REPUBLIKA.CO.ID, JAKARTA -- Bencana meletusnya Gunung Agung, Bali, memang telah diantisipasi sejak dini. Namun, kondisi yang sampai saat ini belum menunjukkan perkembangan, menjadikan para pengungsi diliputi kebosanan.
"Keluhan mereka kebanyakan adalah merasa bosan di pengungsian, karena mereka tidak bekerja, sehingga perekonomian tersendat," terang relawan BMH di lokasi, Dhiyauddin (5/10).
Untuk itu, selain menyalurkan bantuan logistik di beberapa titik posko program sosial kemanusiaan yang didirikan oleh Laznas BMH, seperti di Bukit Tabuan, Buitan, dan Masjid Al-Ghuroba, BMH juga menyediakan layanan bantuan spiritual dengan pengadaan kajian rutin setiap ba'da Maghrib dan ba'da Shubuh.

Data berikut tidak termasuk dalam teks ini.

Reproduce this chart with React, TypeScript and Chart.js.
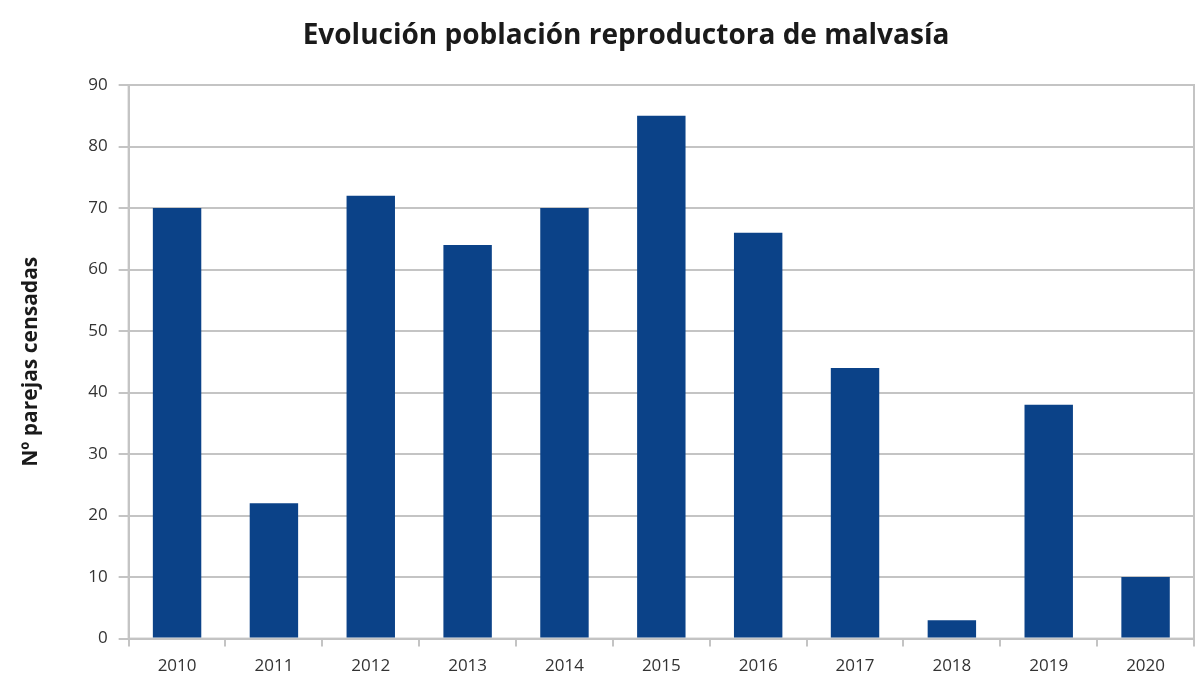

"Untuk posko yang berada di Kusameb Klungkung, BMH juga sediakan layanan kajian ba'da Maghrib dan Ba'da Shubuh agar sisi kebosanan yang menimpa mereka dapat disikapi secara proporsional, sehingga secara mental mereka tetap kuat menjalani musibah ini," terang Dhiyauddin dalam rilis yang diterima Republika.co.id, Jumat (6/10).
Bahkan, di antara warga ingin layanan dakwah berupa kajian ini bisa dilanjutkan, meski kondisi mereka tidaklagi di pengungsian.
"Kami harapkan dakwah ini bisa terus diadakan di desa kami, meski kondisi sudah aman," terang seorang warga yang enggan disebutkan namanya.
Selama lebih dari dua pekan, total bantuan yang disalurkan di pengungsian erupsi Gunung Agung telah menyapa lebih dari 700 penerima manfaat di lokasi. "Ada 700 lebih penerima manfaat dari program BMH di lokasi, baik terhadap Muslim maupun non-Muslim yang ada di lokasi," terang Dhiyauddin.
"Sampai saat ini BMH masih berusaha tetap berada di pengungsian dengan menyiagakan beberapa relawan dilengkapi dengan tiga armada ambulan," pungkasnya.